On Friday, June 20, 2014 at 9 AM Ohana Ho’opakele’s Motion for Summary Judgment (MSJ) against the State of Hawaii is set for hearing before Hilo Circuit Judge Glenn S. Hara. The (MSJ) is to prevent the State of Hawaii from reopening the Kulani Correctional Facility (KCF). The MSJ charges the state with failure to properly address issues required by State environmental law, including Act 117 passed in 2012 which directed the State Department of Public Safety (DPS) to work with Ohana Ho’opakele and others to establish a Pu’uhonua at the former KCF unless a better site can be found.
Ohana Ho’opakele will be represented before the court by its attorney who also represents two pa’ahao (incarcerated) plaintiffs as well. Ohana Ho’opakele Plaintiffs, Ralph Palikapu Dedman, Ronald Fujiyoshi, Samuel Kaleleiki, Luella Nohea Crutcher, and James Albertini, have asked the court for an order to require the appearances of the incarcerated plaintiffs, Cedric Ah Sing and Van Kahumoku, in the proceedings.

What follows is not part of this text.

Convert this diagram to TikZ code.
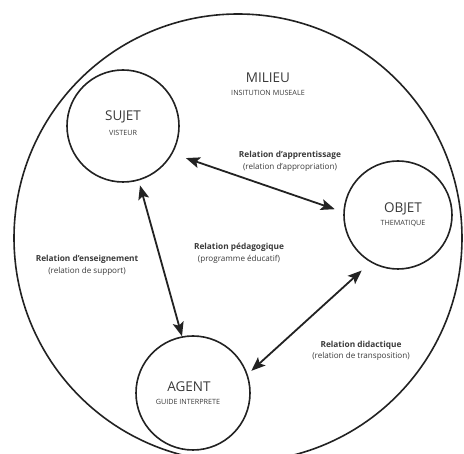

Ohana Ho’opakele President, Palikapu Dedman, says that DPS director, Ted Sakai, “has not taken seriously the requirements of the law in dealing with environmental impacts, especially to native Hawaiians who disproportionately make up more than 60% of Hawaii’s prison population. This is a violation of environmental law and Hawaiian civil rights. Furthermore, Sakai has not proceeded in good faith to follow Act 117 signed into law by Governor Abercrombie designating Kulani to be a Pu’uhonua, not a prison. The State should not be opposed to Kulani being converted to a Pu’uhonua instead of a prison. It would be a feather in the Governor’s hat if he brought prisoners back to a Pu’uhonua rather than a prison. Supporting a Pu’uhonua at Kulani would get the Governor votes. The disproportionate number of Hawaiians in prisons should be a key Governor’s campaign issue. You can’t keep oppressing Hawaiians and expect the Hawaiian vote.”
Dedman says, “Ohana Ho’opakele is asking the court to restrain the DPS from reopening KCF as a prison and require the State to complete a full Environmental Impact Statement (EIS) that addresses Hawaiian concerns and Act 117 calling for a Pu’uhonua at Kulani. A Pu’uhonua is an answer to deal with the disproportionate number of native Hawaiians in the prison system in Hawai`i.”
Dedman says, “There are nearly 6000 people locked up under the DPS. More than 3000 are Hawaiians. Ohana Ho’opakele, with the backing of Act 117, is only asking that Kulani, instead of being reopened as a prison, become a model Pu’uhonua for 200 carefully screened pa’ahao with one year left on their sentence. Pu’uhonua is based on healing. Prisons are based on punishment and are proven failures and a waste of taxpayer’s money. In 2014 the DPS budget is $249 million or $41,000 per prisoner. The number of people incarcerated keeps increasing. Hawaii incarceration rates increased 709% between 1980 and 2008. And now the State is inviting the Private Prison Industrial Complex to Hawaii to profit off the misery of Hawaiians and further fleece the taxpayer.”
Dedman says “The State of Hawaii has an obligation under the Hawaii State Constitution (Article 12, Section 7) to stand up for justice for Native Hawaiians. A Pu’uhonua at Kulani, not a prison, is a step toward justice that needs to be taken now. That’s what this lawsuit is all about.”
Ohana Ho’opakele officers and supporters will be outside the entrance to the Hilo Court House at the Kanawai Mamalahoe sculpture “Law of the Splintered Paddle” and available for comment at 8 AM Friday, June 20, 2014.